The present work described an in-depth optimization of a Py-GC/MS method to identify MP followed by an efficiency assessment of its performance and a comparison with Raman spectroscopic approach. In addition, to evaluate the robustness of the optimized Py-GC/MS method to identify MP, it was applied on samples from different matrices: bivalve, beach, and sea water surface. Optimization demonstrated that increasing pyrolysis temperature up to 700 °C in combination with a split ratio of 5 and an injector temperature set at 300 °C improved signal detection. Then, performance assessment demonstrated that if signal vary over time, such variation had no impact on MP identification. This method is validated on qualitative data but not on quantitative one due to RSD value above 20% for repeatability and intermediate precision.

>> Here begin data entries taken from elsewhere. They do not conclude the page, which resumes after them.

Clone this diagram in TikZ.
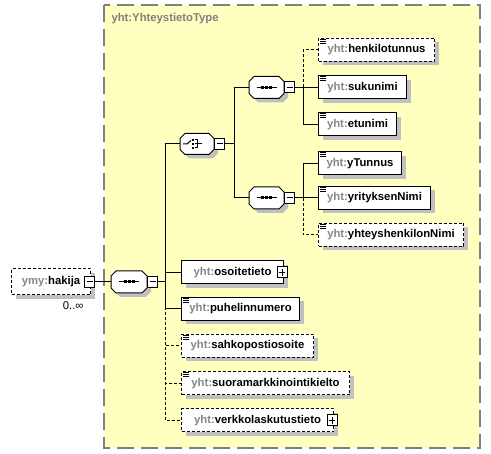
\documentclass[tikz,border=0pt]{standalone}
\usepackage{fontspec}
\setmainfont{Liberation Sans}
\usetikzlibrary{shadows}
\definecolor{bgyellow}{HTML}{FFFFC0}
\definecolor{edgegray}{HTML}{808080}
\definecolor{shadegray}{HTML}{C0C0C0}
\definecolor{pfxgray}{HTML}{868686}
\newcommand{\nsp}[1]{\textcolor{pfxgray}{#1:}}
\tikzset{
  elem/.style={draw, fill=white, minimum height=23, inner sep=0pt, anchor=west,
    font=\fontsize{11.3}{13}\selectfont\bfseries,
    drop shadow={shadow xshift=4pt, shadow yshift=-4pt, fill=shadegray, opacity=1}},
  opt/.style={dash pattern=on 3pt off 2pt},
  comp/.style={minimum width=34, minimum height=21, inner sep=0pt, anchor=west},
  octa/.style={fill=white, line join=round,
    drop shadow={shadow xshift=4pt, shadow yshift=-4pt, fill=shadegray, opacity=1}},
  pmbox/.style={draw, fill=white, minimum width=10, minimum height=11, inner sep=0pt, solid},
  minusbox/.style={pmbox, path picture={
    \draw ([xshift=2pt]path picture bounding box.west) -- ([xshift=-2pt]path picture bounding box.east);}},
  plusbox/.style={pmbox, path picture={
    \draw ([xshift=2pt]path picture bounding box.west) -- ([xshift=-2pt]path picture bounding box.east);
    \draw ([yshift=-2pt]path picture bounding box.north) -- ([yshift=2pt]path picture bounding box.south);}}
}
\begin{document}
\begin{tikzpicture}[x=1pt, y=-1pt, line width=1pt]
\useasboundingbox (0,0) rectangle (491,454);
\draw[fill=bgyellow, draw=edgegray, line width=1.5pt, dash pattern=on 17pt off 7pt] (104,5) rectangle (480,448);
\node[anchor=west, inner sep=0pt, text=edgegray, font=\fontsize{11.3}{13}\selectfont\bfseries] (typename) at (111,19) {yht:YhteystietoType};
% hakija
\node[elem, opt, minimum width=79, minimum height=26] (hak) at (11,282) {\nsp{ymy}hakija};
\node[minusbox, xshift=-1.5pt] (hakm) at (hak.east) {};
\node[anchor=north east, inner sep=0pt, xshift=-7pt, yshift=-6pt, font=\fontsize{11.3}{13}\selectfont] (hakocc) at (hak.south east) {0..∞};
% sequences and choice
\foreach \n/\x/\y/\w/\h in {seq0/111/282/35/21, ch/180/144/33/20, seq1/249/87.5/34/21, seq2/249/198/34/21} {
  \node[comp, minimum width=\w, minimum height=\h] (\n) at (\x,\y) {};
  \draw[octa] ([xshift=5pt]\n.north west) -- ([xshift=-5pt]\n.north east) -- ([yshift=-5pt]\n.north east)
    -- ([yshift=5pt]\n.south east) -- ([xshift=-5pt]\n.south east) -- ([xshift=5pt]\n.south west)
    -- ([yshift=5pt]\n.south west) -- ([yshift=-5pt]\n.north west) -- cycle;
  \node[minusbox, anchor=west] (\n m) at (\n.east) {};
}
\foreach \n in {seq0,seq1,seq2} {
  \draw[shift={(\n.center)}] (-10,0) -- (10,0);
  \foreach \d in {-4,0,4}
    \fill[shift={(\n.center)}] (\d-1.5,-1.5) rectangle (\d+1.5,1.5);
}
\begin{scope}[shift={(ch.center)}]
  \draw (-14,0) -- (-10,0) -- (-6,-3.5);
  \foreach \d in {-4,0,4}
    \fill (-5.5,\d-1) rectangle (-3.5,\d+1);
  \draw (-2.5,-4) -- (0.5,-4) -- (0.5,4) -- (-2.5,4) (-2.5,0) -- (4.5,0);
\end{scope}
% elements with simple content
\foreach \n/\x/\y/\w/\t in {suku/318/87.5/88/sukunimi, etu/318/124.5/78/etunimi,
    ytun/318/163.5/83/yTunnus, yrit/318/198/112/yrityksenNimi, puh/181/309/118/puhelinnumero}
  \node[elem, minimum width=\w] (\n) at (\x,\y) {\nsp{yht}\t};
\foreach \n/\x/\y/\w/\t in {henk/318/50/116/henkilotunnus, yhte/318/235/145/yhteyshenkilonNimi,
    sah/181/346/132/sahkopostiosoite, suor/181/383.5/168/suoramarkkinointikielto}
  \node[elem, opt, minimum width=\w] (\n) at (\x,\y) {\nsp{yht}\t};
\foreach \n in {suku,etu,ytun,yrit,puh,henk,yhte,sah,suor}
  \draw[shift={(\n.north west)}] (2,1.5) -- ++(6,0) (2,3.5) -- ++(6,0) (2,5.5) -- ++(6,0);
% elements with complex content
\node[elem, minimum width=102] (oso) at (181,272.5) {\nsp{yht}osoitetieto\hspace{9pt}};
\node[plusbox, xshift=-2pt] (osom) at (oso.east) {};
\node[elem, opt, minimum width=152] (verk) at (181,420.5) {\nsp{yht}verkkolaskutustieto\hspace{9pt}};
\node[plusbox, xshift=-2pt] (verkm) at (verk.east) {};
% connectors
\coordinate (bus0) at (165,282);
\coordinate (bus1) at (234,144);
\coordinate (bus2) at (303,87.5);
\coordinate (bus3) at (303,198);
\draw (hakm.east) -- (seq0.west);
\draw (seq0m.east) -- (bus0);
\foreach \n in {ch,oso,puh}
  \draw (bus0) |- (\n.west);
\foreach \n in {sah,suor,verk}
  \draw[opt] (bus0) |- (\n.west);
\draw (chm.east) -- (bus1);
\draw (bus1) |- (seq1.west);
\draw (bus1) |- (seq2.west);
\draw (seq1m.east) -- (suku.west);
\draw[opt] (bus2) |- (henk.west);
\draw (bus2) |- (etu.west);
\draw (seq2m.east) -- (yrit.west);
\draw (bus3) |- (ytun.west);
\draw[opt] (bus3) |- (yhte.west);
\end{tikzpicture}
\end{document}
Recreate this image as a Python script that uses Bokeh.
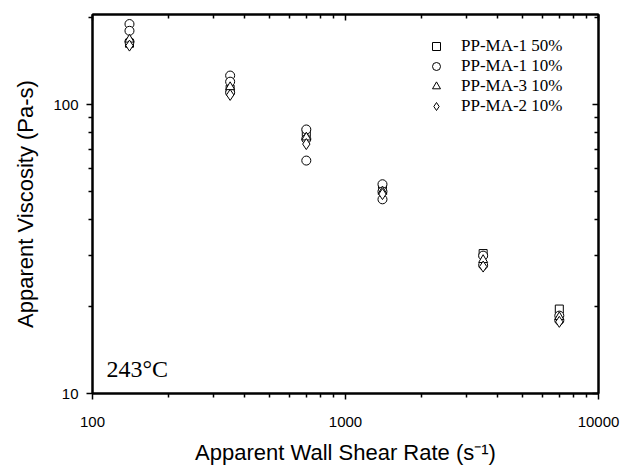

The optimized Py-GC/MS has some advantages in comparison with other MP identification methods. Firstly, Py-GC/MS is a complementary method to spectroscopy approaches. Indeed, in the present study, Py-GC/MS enable identification of pigment containing particles right after μ-Raman analysis. Moreover, Py-GC/MS identified copolymer like PE-PP or PE-PP-PA6 which could be difficult to identify with μ-Raman without chemometrics approach. Secondly, up to date, Py-GC/MS identification of plastic particles cannot be done below 50 μm (longest size) not because of LOD but due to operator handling issues. A better way, like the introduction of a piece of filter on which particles are into the analysis cup, should be developed in order to avoid this limiting step. However, Py-GC/MS could be used to identify smaller particles, like nanoplastics as already demonstrated. By resolving this handling issue, LOD calculation demonstrated that this method could identify isolated MP weighting below 1 μg. In addition, another strategy that can be considered to lower the LOD for this Py-GC/MS method is the use of SIM. To get identification on MP polluting from both freshwater and marine environment, the use of Py-GC/MS should be better considered as this method prove to be efficient in identifying MP from various matrices. In an effort to standardize the MP analysis workflow, this method could be implemented either on its own or after FTIR or Raman to confirm some identification or to circumvent unsuccessful spectroscopy identification. Finally, MP mass should be evaluated in MP studies to try to standardized leading to better comparison of MP contamination between studies.